What is required:
Return the lines below exactly, from the first line to the line that contains "from matplotlib.patches import Rectangle". Leave out pictures.

======== Supplied material

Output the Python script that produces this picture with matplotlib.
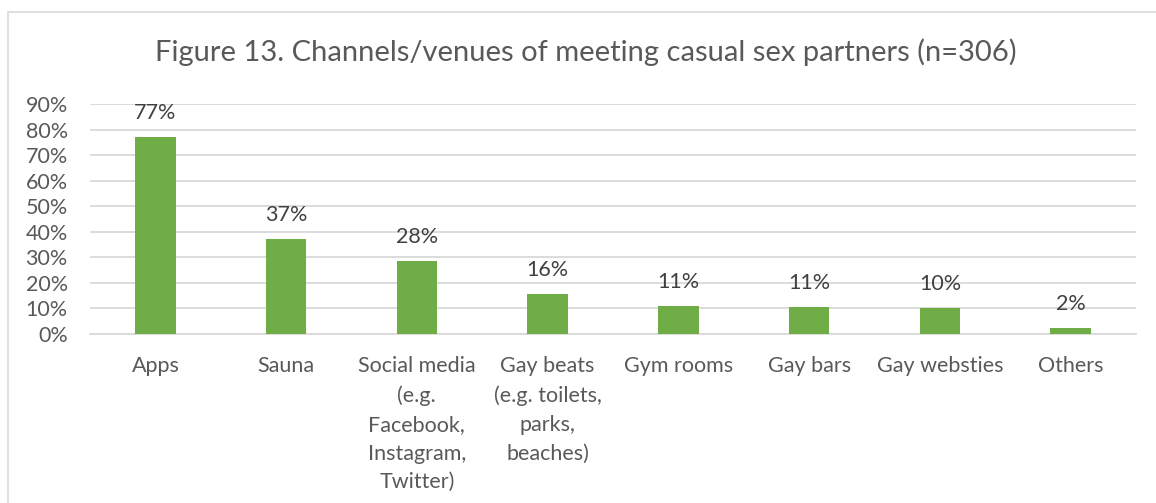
import numpy as np
import matplotlib
matplotlib.use("Agg")
import matplotlib.pyplot as plt
from matplotlib.patches import Rectangle

# data
categories = ["Apps", "Sauna", "Social media\n(e.g.\nFacebook,\nInstagram,\nTwitter)",
              "Gay beats\n(e.g. toilets,\nparks,\nbeaches)", "Gym rooms", "Gay bars",
              "Gay websties", "Others"]
values = [76.9, 37.2, 28.6, 15.8, 11.1, 10.7, 10.0, 2.2]
value_labels = ["77%", "37%", "28%", "16%", "11%", "11%", "10%", "2%"]
yticks = [0, 10, 20, 30, 40, 50, 60, 70, 80, 90]

plt.rcParams['font.family'] = ['Lato', 'DejaVu Sans']
txt = '#595959'

fig = plt.figure(figsize=(11.56, 5.03), dpi=100, facecolor='white')
# outer chart frame (cropped at right/bottom like the screenshot)
fig.patches.append(Rectangle((8/1156, -0.1), 1.2, (503-12)/503 + 0.1, transform=fig.transFigure,
                             fill=False, edgecolor='#d9d9d9', lw=1.2))

ax = fig.add_axes([90/1156, 1-334/503, (1136-90)/1156, (334-104)/503])
x = np.arange(len(categories))
ax.bar(x, values, width=0.31, color='#70ad47', zorder=3)
for xi, v, lab in zip(x, values, value_labels):
    ax.annotate(lab, (xi, v), xytext=(0, 13), textcoords='offset points',
                ha='center', va='baseline', fontsize=15.5, color='#404040')

ax.set_xlim(-0.5, len(categories) - 0.5)
ax.set_ylim(0, 90)
ax.set_yticks(yticks)
ax.set_yticklabels([f"{t}%" for t in yticks], fontsize=15.5, color=txt)
ax.yaxis.grid(True, color='#d9d9d9', lw=1.3, zorder=0)
ax.set_xticks(x)
ax.set_xticklabels(categories, fontsize=15.5, color=txt, linespacing=1.55, va='top')
ax.tick_params(axis='both', length=0)
ax.tick_params(axis='x', pad=16)
ax.tick_params(axis='y', pad=16)
for s in ['top', 'right', 'left']:
    ax.spines[s].set_visible(False)
ax.spines['bottom'].set_color('#d9d9d9')
ax.spines['bottom'].set_linewidth(1.3)

fig.text(586/1156, 1-52/503, "Figure 13. Channels/venues of meeting casual sex partners (n=306)",
         ha='center', va='center', fontsize=21, color=txt)

fig.savefig("out.png", dpi=100, facecolor='white')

================

Worked answer:
Output the Python script that produces this picture with matplotlib.
import numpy as np
import matplotlib
matplotlib.use("Agg")
import matplotlib.pyplot as plt
from matplotlib.patches import Rectangle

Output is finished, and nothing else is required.